[Start of STORED ROWS]

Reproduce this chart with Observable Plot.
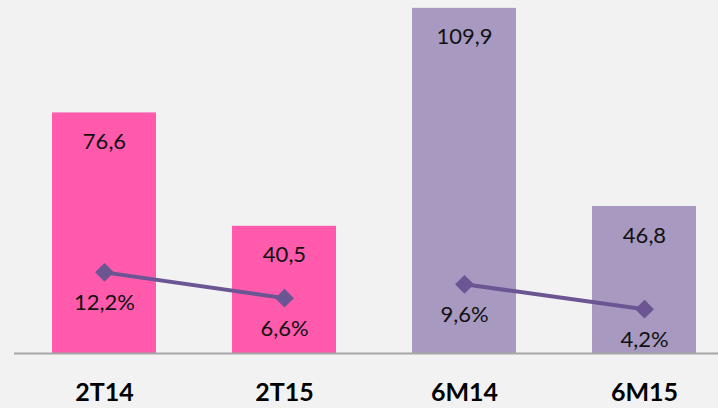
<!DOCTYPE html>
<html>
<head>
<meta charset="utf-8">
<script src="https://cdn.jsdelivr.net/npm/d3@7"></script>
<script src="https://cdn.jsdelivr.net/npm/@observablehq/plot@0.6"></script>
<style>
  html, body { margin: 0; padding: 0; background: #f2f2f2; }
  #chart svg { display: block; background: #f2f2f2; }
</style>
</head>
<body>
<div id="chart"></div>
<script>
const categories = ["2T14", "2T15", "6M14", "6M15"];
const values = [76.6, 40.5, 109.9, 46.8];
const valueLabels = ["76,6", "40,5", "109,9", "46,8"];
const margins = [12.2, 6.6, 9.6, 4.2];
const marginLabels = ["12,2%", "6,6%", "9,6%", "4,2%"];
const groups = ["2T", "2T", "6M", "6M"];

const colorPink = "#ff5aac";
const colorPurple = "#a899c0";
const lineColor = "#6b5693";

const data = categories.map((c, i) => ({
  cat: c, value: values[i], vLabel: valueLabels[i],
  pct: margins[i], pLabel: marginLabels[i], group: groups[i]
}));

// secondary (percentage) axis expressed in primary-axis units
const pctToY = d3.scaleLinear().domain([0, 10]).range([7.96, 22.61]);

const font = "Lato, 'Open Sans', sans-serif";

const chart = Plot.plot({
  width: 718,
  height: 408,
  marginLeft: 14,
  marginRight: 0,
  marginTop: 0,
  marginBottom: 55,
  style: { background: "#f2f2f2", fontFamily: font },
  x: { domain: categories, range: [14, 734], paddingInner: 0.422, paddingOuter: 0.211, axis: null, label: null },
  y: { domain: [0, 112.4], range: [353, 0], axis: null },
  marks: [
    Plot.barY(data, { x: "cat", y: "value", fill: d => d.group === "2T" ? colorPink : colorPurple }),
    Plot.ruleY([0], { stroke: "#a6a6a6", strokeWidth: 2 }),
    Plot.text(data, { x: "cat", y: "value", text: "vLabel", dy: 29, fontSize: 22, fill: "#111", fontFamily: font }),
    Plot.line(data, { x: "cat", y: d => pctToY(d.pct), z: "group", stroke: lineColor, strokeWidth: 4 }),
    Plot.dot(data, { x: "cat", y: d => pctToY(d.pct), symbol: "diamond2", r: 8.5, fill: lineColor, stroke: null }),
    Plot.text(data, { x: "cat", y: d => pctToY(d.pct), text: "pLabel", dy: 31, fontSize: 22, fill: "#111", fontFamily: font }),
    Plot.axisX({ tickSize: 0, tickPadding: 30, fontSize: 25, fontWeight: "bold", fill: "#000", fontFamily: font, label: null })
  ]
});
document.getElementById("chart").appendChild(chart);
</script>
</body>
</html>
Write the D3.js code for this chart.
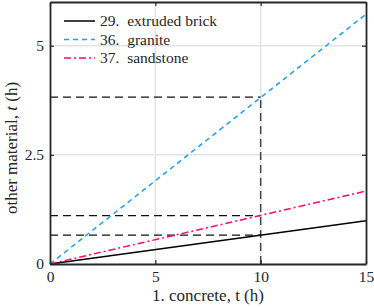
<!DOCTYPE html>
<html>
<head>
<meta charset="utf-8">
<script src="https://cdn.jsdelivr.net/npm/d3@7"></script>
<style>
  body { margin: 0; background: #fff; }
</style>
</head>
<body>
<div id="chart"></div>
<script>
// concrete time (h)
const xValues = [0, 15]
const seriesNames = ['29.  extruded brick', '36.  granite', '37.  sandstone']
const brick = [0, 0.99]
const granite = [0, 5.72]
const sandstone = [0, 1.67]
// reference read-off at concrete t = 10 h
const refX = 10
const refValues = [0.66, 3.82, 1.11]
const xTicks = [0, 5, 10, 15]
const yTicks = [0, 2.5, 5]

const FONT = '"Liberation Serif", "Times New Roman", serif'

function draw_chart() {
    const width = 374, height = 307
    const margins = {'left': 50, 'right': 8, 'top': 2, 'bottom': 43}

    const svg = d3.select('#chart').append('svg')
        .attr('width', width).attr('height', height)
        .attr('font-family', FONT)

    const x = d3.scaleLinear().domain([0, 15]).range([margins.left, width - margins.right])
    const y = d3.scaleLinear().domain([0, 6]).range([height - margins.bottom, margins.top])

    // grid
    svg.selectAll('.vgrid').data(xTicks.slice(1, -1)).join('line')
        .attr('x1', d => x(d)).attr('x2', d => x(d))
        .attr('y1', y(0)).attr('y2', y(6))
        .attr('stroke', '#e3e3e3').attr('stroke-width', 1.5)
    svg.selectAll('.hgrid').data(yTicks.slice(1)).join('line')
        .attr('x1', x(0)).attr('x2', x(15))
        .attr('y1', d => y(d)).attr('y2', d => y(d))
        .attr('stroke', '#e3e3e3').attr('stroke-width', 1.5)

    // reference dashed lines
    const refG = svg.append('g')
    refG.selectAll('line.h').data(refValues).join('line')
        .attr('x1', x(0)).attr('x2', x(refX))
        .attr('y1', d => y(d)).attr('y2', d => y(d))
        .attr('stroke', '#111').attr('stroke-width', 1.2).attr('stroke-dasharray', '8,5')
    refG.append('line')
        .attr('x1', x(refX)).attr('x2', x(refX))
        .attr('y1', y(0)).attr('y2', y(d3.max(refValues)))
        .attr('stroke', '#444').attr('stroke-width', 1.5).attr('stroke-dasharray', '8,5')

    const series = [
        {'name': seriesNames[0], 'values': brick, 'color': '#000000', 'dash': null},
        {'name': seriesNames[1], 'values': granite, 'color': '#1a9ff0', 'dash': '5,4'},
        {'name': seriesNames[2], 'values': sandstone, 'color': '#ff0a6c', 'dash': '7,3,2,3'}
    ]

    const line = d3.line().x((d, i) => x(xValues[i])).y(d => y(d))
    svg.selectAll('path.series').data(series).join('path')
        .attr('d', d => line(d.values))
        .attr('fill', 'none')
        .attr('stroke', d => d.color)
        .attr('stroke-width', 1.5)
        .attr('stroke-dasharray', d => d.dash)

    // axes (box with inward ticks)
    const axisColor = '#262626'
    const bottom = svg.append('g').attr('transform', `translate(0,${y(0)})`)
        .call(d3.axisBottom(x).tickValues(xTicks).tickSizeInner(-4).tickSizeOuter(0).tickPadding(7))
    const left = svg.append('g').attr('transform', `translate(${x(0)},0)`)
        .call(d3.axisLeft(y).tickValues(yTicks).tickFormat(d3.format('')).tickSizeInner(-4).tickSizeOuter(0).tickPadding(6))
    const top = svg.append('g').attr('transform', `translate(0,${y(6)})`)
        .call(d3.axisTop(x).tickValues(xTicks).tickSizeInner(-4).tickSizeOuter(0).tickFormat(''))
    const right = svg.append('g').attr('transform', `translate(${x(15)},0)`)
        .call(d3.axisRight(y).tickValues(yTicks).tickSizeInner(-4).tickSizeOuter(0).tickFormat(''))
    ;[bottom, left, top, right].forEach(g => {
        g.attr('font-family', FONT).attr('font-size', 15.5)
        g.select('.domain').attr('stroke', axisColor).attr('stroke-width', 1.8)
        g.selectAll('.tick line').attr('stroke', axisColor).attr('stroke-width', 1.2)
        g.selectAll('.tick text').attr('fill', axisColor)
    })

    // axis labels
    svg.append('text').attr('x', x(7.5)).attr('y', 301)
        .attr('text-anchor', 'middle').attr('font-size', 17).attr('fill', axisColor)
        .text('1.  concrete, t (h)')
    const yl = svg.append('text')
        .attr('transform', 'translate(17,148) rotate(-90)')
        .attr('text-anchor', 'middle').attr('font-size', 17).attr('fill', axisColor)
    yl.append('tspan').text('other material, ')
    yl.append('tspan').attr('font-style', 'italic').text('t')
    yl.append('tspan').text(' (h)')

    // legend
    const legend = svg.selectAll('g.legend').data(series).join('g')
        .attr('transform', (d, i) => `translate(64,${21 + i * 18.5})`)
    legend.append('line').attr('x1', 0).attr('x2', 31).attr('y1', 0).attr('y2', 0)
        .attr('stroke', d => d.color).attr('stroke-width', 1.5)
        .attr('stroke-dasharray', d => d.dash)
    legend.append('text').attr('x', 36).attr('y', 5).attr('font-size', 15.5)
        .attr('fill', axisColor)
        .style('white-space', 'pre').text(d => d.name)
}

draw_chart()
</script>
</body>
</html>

[End of STORED ROWS]
[Start of STORED ROWS]

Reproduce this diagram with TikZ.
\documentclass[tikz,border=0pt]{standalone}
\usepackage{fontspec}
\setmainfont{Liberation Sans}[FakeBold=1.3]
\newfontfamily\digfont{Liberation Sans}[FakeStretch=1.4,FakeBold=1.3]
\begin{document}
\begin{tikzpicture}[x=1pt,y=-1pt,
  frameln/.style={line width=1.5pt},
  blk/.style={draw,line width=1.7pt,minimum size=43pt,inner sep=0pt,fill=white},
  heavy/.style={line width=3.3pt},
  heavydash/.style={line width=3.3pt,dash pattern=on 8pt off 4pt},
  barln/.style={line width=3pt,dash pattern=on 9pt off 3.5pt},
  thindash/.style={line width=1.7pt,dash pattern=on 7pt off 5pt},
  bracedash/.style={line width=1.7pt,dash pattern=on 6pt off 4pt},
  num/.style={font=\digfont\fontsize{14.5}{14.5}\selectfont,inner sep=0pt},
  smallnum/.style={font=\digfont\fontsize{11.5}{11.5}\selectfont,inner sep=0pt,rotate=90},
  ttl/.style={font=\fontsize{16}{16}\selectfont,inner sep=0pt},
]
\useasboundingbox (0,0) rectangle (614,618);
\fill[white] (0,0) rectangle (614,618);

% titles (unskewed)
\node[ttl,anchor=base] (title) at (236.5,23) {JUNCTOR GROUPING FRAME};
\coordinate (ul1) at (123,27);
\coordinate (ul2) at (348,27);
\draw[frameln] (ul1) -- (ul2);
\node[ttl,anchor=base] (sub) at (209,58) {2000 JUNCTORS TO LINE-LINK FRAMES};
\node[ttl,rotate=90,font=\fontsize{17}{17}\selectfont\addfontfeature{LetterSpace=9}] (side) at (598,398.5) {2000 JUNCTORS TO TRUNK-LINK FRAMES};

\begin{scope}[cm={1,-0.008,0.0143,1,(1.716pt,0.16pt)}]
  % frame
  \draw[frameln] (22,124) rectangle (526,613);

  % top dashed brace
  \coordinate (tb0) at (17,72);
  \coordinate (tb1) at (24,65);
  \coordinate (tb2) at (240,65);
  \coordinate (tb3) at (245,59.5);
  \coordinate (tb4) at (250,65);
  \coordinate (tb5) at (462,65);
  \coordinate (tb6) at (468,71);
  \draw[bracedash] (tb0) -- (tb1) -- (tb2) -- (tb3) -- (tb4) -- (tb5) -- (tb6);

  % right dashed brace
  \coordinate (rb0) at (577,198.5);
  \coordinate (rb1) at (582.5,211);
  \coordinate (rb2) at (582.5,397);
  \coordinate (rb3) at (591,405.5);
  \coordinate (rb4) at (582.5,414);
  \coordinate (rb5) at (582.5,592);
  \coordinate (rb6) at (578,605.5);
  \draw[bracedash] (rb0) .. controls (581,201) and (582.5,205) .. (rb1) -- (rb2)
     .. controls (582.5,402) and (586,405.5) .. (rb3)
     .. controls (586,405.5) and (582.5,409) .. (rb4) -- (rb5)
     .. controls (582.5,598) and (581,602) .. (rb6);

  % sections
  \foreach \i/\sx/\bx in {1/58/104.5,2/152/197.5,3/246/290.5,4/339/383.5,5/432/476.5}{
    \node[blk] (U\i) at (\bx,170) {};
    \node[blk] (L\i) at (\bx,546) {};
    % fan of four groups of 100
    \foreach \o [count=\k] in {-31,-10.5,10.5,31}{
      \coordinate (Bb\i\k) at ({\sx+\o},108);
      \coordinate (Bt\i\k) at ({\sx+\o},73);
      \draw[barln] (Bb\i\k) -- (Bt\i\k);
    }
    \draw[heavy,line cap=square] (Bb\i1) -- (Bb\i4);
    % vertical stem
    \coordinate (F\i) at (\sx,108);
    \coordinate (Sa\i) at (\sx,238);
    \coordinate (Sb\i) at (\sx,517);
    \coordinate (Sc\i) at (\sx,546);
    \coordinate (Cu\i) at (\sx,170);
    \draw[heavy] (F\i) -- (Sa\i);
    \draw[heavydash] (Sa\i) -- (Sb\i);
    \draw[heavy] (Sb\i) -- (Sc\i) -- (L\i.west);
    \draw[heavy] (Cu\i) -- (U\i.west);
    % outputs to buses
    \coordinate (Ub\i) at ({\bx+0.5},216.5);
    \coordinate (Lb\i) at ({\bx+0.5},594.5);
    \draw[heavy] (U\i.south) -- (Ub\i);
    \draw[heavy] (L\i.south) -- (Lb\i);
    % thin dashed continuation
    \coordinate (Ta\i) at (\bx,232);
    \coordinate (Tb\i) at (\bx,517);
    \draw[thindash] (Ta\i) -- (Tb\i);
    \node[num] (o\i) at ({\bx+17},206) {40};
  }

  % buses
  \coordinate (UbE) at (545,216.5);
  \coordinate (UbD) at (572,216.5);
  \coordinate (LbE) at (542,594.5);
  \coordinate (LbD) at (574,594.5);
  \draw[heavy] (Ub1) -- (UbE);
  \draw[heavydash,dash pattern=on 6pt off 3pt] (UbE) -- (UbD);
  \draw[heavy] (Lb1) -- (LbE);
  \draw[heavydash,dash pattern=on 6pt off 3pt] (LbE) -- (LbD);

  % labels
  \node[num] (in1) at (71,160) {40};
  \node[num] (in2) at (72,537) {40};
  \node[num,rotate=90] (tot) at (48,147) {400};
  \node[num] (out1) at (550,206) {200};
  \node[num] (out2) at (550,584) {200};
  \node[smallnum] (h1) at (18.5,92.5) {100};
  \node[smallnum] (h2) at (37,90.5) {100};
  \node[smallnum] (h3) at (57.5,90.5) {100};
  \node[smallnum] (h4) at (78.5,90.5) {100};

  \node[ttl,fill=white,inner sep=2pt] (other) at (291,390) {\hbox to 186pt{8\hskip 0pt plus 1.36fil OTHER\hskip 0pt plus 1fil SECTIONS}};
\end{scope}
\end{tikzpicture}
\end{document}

[End of STORED ROWS]

◆ **WRITTEN REQUEST**
Across all the entries, count the lines that contain the word "Reproduce" and give the number by itself.

◆ **EXERCISE SOLUTION**
2